My parents didn’t know how to handle me or my supposed voices, and gave up trying. They had me readmitted, but this time to a different asylum. Dr. Hanley would no longer be my doctor, to which I was extremely thankful. Whenever I thought of being in his care, fear would flash through me and pain would ghost over my back.
That was my final trip home. I’ve often wondered if my parents would have rescinded my adoption, if they could have. Would they have sent me back to Scotland for a refund on damaged goods?
They were all about appearances, so of course, that would never do. Instead, I was all but forgotten. Their circle of friends were informed that I was away at boarding school, but my parents were fooling no one, least of all their friends. They all knew the truth—I was crazy.

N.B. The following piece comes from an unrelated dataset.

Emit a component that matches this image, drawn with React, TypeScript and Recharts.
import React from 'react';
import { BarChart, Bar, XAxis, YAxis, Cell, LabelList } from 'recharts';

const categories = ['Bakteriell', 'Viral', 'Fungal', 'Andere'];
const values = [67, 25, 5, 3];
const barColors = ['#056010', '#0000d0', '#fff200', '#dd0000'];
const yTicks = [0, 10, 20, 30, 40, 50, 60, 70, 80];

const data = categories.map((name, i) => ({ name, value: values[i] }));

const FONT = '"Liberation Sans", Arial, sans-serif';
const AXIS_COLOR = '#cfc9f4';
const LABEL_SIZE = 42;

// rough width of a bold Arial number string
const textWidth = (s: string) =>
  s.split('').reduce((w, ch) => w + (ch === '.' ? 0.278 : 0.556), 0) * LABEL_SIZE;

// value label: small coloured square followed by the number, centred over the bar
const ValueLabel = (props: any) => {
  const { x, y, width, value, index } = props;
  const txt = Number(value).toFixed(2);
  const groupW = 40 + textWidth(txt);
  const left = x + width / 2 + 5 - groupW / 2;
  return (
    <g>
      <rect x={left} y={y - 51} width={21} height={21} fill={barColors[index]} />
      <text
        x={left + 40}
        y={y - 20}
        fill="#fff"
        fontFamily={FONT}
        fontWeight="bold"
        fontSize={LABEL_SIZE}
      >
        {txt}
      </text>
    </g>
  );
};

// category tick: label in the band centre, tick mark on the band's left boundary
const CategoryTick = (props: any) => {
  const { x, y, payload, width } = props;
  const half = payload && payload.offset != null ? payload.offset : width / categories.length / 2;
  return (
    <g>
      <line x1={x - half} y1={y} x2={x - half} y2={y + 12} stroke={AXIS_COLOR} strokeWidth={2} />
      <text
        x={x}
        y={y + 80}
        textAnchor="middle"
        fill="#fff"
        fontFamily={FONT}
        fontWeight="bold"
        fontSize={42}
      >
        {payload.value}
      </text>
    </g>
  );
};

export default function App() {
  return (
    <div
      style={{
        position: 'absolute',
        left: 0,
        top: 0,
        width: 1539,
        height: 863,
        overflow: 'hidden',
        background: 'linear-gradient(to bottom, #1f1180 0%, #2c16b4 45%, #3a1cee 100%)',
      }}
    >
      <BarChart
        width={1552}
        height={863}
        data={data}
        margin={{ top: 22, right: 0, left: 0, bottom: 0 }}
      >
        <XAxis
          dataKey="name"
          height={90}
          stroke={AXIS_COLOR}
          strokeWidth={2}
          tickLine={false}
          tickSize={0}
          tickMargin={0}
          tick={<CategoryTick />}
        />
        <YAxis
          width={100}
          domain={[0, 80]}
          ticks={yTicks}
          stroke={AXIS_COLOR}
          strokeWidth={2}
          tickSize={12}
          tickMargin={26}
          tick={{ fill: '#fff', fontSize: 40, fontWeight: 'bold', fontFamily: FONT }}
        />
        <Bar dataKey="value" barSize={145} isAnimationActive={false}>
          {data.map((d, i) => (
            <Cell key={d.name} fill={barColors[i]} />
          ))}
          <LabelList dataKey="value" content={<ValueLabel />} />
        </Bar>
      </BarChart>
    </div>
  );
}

However, in the event that a miraculous cure happened to be found, my parents made sure that I was well educated. I had the best tutors that their money could buy. I would meet with them in-between my various therapies and tried to pay attention through all the drugs the doctors fed me.

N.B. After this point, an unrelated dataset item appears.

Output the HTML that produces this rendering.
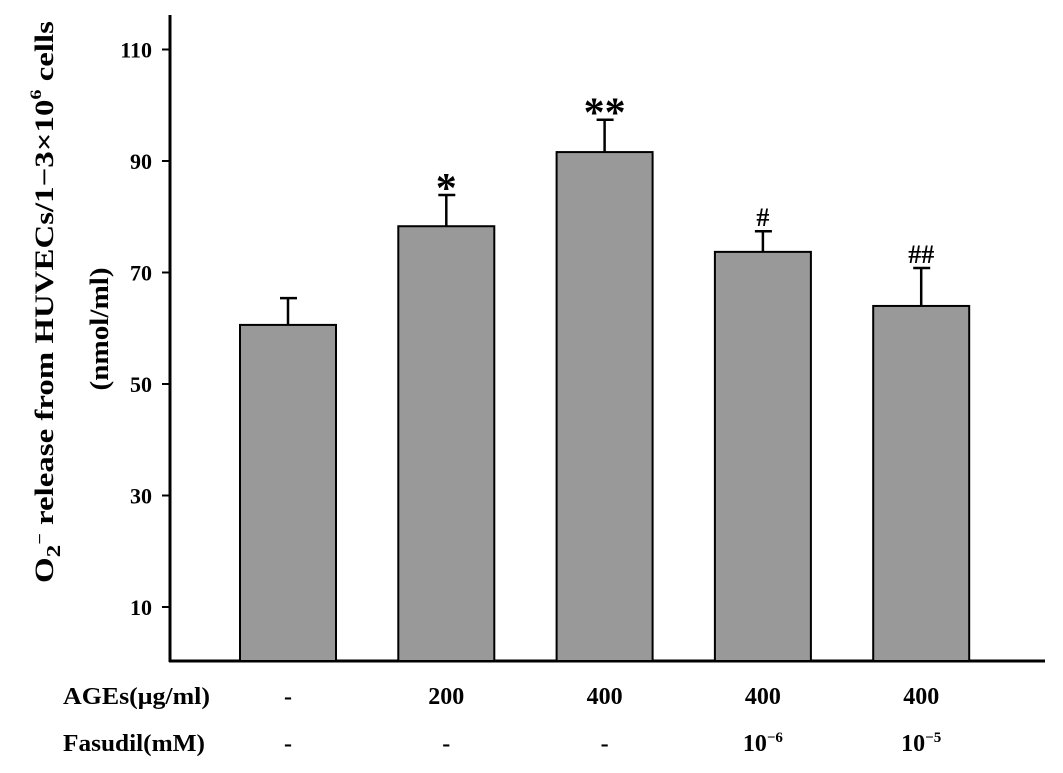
<!DOCTYPE html>
<html><head><meta charset="utf-8">
<style>
body{margin:0;background:#fff;}
svg{display:block;font-family:"Liberation Serif",serif;font-weight:bold;}
</style></head>
<body>
<svg id="chart" width="1063" height="773" viewBox="0 0 1063 773">
  <g id="ylabel">
    <text transform="translate(53,302) rotate(-90)" text-anchor="middle" font-size="26" textLength="562" lengthAdjust="spacingAndGlyphs">O<tspan font-size="20" dy="7">2</tspan><tspan dy="-15" font-size="16">−</tspan><tspan dy="8"> release from HUVECs/1−3×10</tspan><tspan font-size="16" dy="-12">6</tspan><tspan dy="12"> cells</tspan></text>
    <text transform="translate(108,329) rotate(-90)" text-anchor="middle" font-size="26" textLength="123" lengthAdjust="spacingAndGlyphs">(nmol/ml)</text>
  </g>
  <g id="axes"></g>
  <g id="bars"></g>
  <g id="xtable" font-size="24"></g>
</svg>
<script>
const categories=["control","AGEs200","AGEs400","AGEs400+Fas6","AGEs400+Fas5"];
const values=[60.6,78.3,91.6,73.7,64.0];
const errors=[4.8,5.6,5.8,3.7,6.8];
const marks=["","*","**","#","##"];
const yTicks=[10,30,50,70,90,110];
const agesRow=["-","200","400","400","400"];
const fasRow=["-","-","-","10","10"];
const fasExp=["","","","−6","−5"];

const NS="http://www.w3.org/2000/svg";
const X0=170,Y0=661,YTOP=15;
const y=v=>607-(v-10)*5.575;
const barLeft=i=>240+i*158.3;
const BW=96;
function el(tag,attrs,parent){const e=document.createElementNS(NS,tag);for(const k in attrs)e.setAttribute(k,attrs[k]);parent.appendChild(e);return e;}
const axes=document.getElementById('axes'),bars=document.getElementById('bars'),xt=document.getElementById('xtable');

const ya=el('line',{x1:X0,y1:YTOP,x2:X0,y2:Y0+1,stroke:'#000','stroke-width':3},axes);


const xa=el('line',{x1:X0-1,y1:Y0,x2:1045,y2:Y0,stroke:'#000','stroke-width':3},axes);


yTicks.forEach(t=>{
  const tk=el('line',{x1:X0-8,y1:y(t),x2:X0,y2:y(t),stroke:'#000','stroke-width':2},axes);
  
  
  const tl=el('text',{x:X0-18,y:y(t)+8,'text-anchor':'end','font-size':22},axes);
  tl.textContent=t;
  
  
});
categories.forEach((c,i)=>{
  const l=barLeft(i),cx=l+BW/2,top=y(values[i]),et=y(values[i]+errors[i]);
  const eb=el('line',{x1:cx,y1:top,x2:cx,y2:et,stroke:'#000','stroke-width':2.5},bars);
  
  
  const cap=el('line',{x1:cx-8,y1:et,x2:cx+9,y2:et,stroke:'#000','stroke-width':2.5},bars);
  
  
  const r=el('rect',{x:l,y:top,width:BW,height:Y0-top,fill:'#999999',stroke:'#000','stroke-width':2},bars);
  
  
  if(marks[i]){
    const star=marks[i].includes('*');
    const m=el('text',{x:cx,y:star?et+7:et-5,'text-anchor':'middle','font-size':star?42:26},bars);
    m.textContent=marks[i];
    
    
  }
  const a=el('text',{x:cx,y:704,'text-anchor':'middle'},xt);
  a.textContent=agesRow[i];
  
  
  const f=el('text',{x:cx,y:751,'text-anchor':'middle'},xt);
  f.textContent=fasRow[i];
  if(fasExp[i]){const s=el('tspan',{dy:-9,'font-size':15},f);s.textContent=fasExp[i];}
  
  
});
const la=el('text',{x:63,y:704,textLength:147,lengthAdjust:'spacingAndGlyphs'},xt);la.textContent='AGEs(μg/ml)';


const lf=el('text',{x:63,y:751,textLength:142,lengthAdjust:'spacingAndGlyphs'},xt);lf.textContent='Fasudil(mM)';


</script>
</body></html>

They didn’t want me to be ill-bred and backwards or unable to hold a sophisticated conversation.
Who were they kidding?
It felt as if they lived in an alternate reality and it was one that I would never inhabit. None of that would matter—I would never go home again.
I had zero control over my life. None. So, I took what control that I could and that was my voice, I refused to speak. Not one word has been spoken since my final trip home.
It was during this dark, lonely time that my secret friend came to me. She kept kept me sane over the years to come. I didn’t know what her name was for the longest time. We didn’t really need them, but eventually she told me her name was Mia.
I cherished the fact that she trusted me with something so precious, and yet, I felt guilty because I didn’t share mine too. I just couldn’t.
Eventually, my parents quit trying and quit visiting. They gave the doctors free reign to implement the treatments they felt were necessary. Whatever was needed to cure me of the voices crying for mercy and whose pain was palpable,
as if it were my very own. Consequently, I’d been through hundreds of cures over the past fifteen years, yet the voices remained and the emotional pain was still just as crippling.
The asylums and hospitals, I had been admitted to, were all private institutions and as such, the staff only reported to my parents. Each new doctor and every new facility did as they pleased. They loved to remind me that I belonged to them and that I was utterly worthless.
They called me a freak.
I paid for that distinction by becoming their personal lab rat. For years they tested every new drug on me in hope of finding a cure. Some of those drugs were helpful, they kept my mind quiet and the voices distant. But, some of the other drugs, stole my control and that was when my tormentors loved to strike!
I lost days and occasionally weeks at a time, with no idea what had been done to me or by whom. I would be covered in bruises and I could feel the staff gloating and I could see their spiteful, smirking faces.
I hated being so vulnerable—unaware and unable to protest or protect myself. I hated every single one of them for abusing me.
Once the drugs finally wore off and their hold over my mind lessened, I struggled to remember the lost time. But I was rarely able to recall anything and I usually gave myself a wicked headache for my troubles.
Helplessness would wash over me and I would drown in despair.
Money and influence had bought silence, stole my freedom and eventually stole my will to live…
A new administrator had been hired to oversee the asylum. He had spent his first few weeks reviewing every treatment plan implemented. Now he was in the process of assessing every patient individually to decide whether or not their treatment plan was the correct one.